Search Console > Settings
robots.txt Tester (classic)
Enter URLs to test

Online Validators

Google’s robots.txt tester
Bing Webmaster Tools
Third-party validators

Common Mistakes

1. Blocking CSS/JS

# Wrong - breaks rendering
User-agent: *
Disallow: /wp-includes/
Disallow: /wp-content/

# Right - allow static assets
User-agent: *
Disallow: /wp-admin/
Allow: /wp-admin/admin-ajax.php

2. Blocking Important Pages

# Accidentally blocking blog
User-agent: *
Disallow: /blog

# Should be specific
User-agent: *
Disallow: /blog/draft/

3. Case Sensitivity Issues

# These are different
Disallow: /Admin/
Disallow: /admin/

4. Missing Trailing Slash Issues

# Blocks /admin but not /administrator
Disallow: /admin

# Blocks only /admin/ paths
Disallow: /admin/

Robots.txt for Different Platforms

WordPress

User-agent: *
Disallow: /wp-admin/
Allow: /wp-admin/admin-ajax.php
Disallow: /wp-includes/
Disallow: /trackback/
Disallow: /feed/
Disallow: /*?replytocom=

Sitemap: https://example.com/sitemap_index.xml

Astro/Static Sites

User-agent: *
Allow: /

Sitemap: https://example.com/sitemap.xml

E-commerce

User-agent: *
Disallow: /cart/
Disallow: /checkout/
Disallow: /my-account/
Disallow: /wishlist/
Disallow: /*?add-to-cart=
Disallow: /*?orderby=
Disallow: /*?filter

Sitemap: https://example.com/sitemap.xml

Robots.txt Checklist

Setup

File at domain.com/robots.txt
Valid syntax (test with tools)
Sitemap referenced
Not blocking important content

Security Considerations

Admin areas blocked
API endpoints blocked (if needed)
Sensitive paths blocked
Static assets NOT blocked

Verification

Tested in Search Console
CSS/JS accessible to crawlers
Important pages crawlable
No accidental blocks

Conclusion

Robots.txt controls crawler access but doesn’t prevent indexing.
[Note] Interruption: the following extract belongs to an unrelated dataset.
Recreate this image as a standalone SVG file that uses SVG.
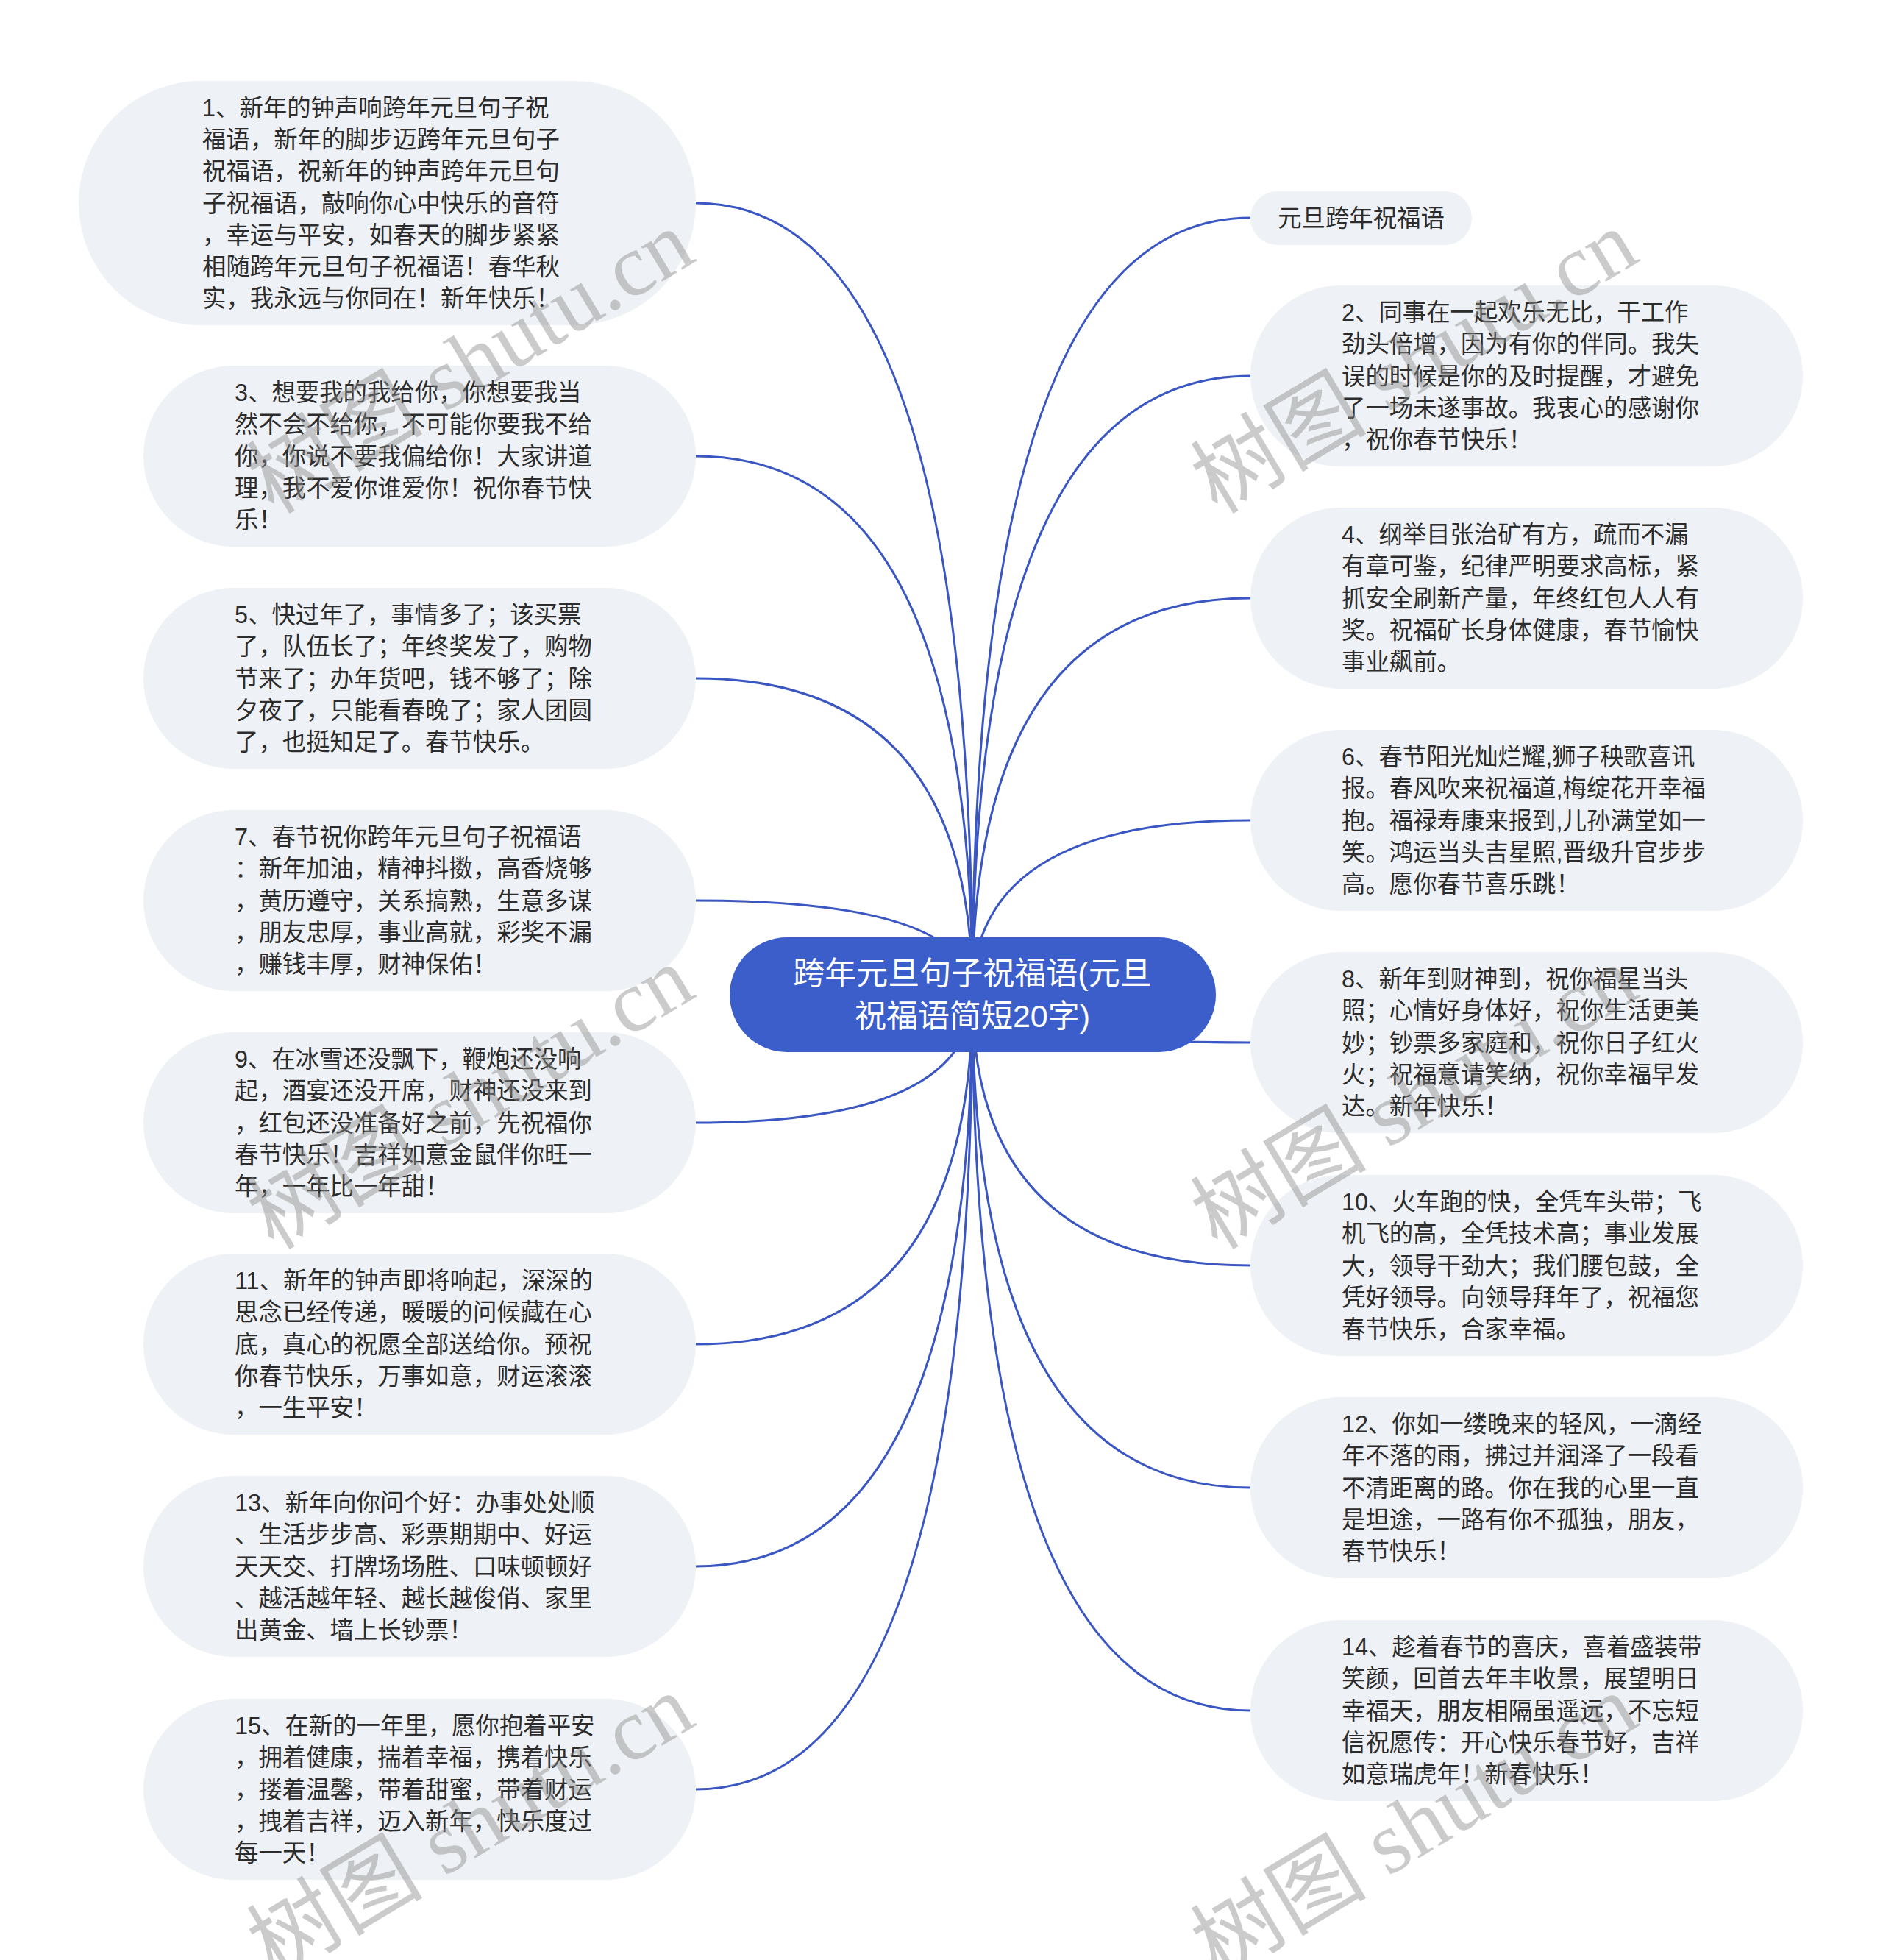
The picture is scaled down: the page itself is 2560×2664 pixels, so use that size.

Use it to block admin areas, internal search, and non-public sections while ensuring important content remains crawlable.

Always test changes with Google’s tools before deploying. Remember that blocking crawling is different from blocking indexing - use noindex for pages you want hidden from search results.

Combine proper robots.txt configuration with XML sitemaps and technical SEO best practices for optimal crawling and indexing.

Frequently Asked Questions

Does robots.txt prevent pages from being indexed?

No, robots.txt only controls crawling, not indexing. If other sites link to a blocked page, it can still appear in search results (with no description). To prevent indexing, use noindex meta tags or X-Robots-Tag headers. The blocked page must be crawlable for Google to see the noindex directive.

Where should robots.txt be located?

Robots.txt must be at your root domain: https://example.com/robots.txt. It's case-sensitive and must be named exactly 'robots.txt' in lowercase. Subdomain robots.txt files only apply to that subdomain.

What happens if I don't have a robots.txt file?

Without a robots.txt file, search engines assume they can crawl all accessible pages. This is fine for most sites. Having no robots.txt is better than having a misconfigured one that accidentally blocks important content.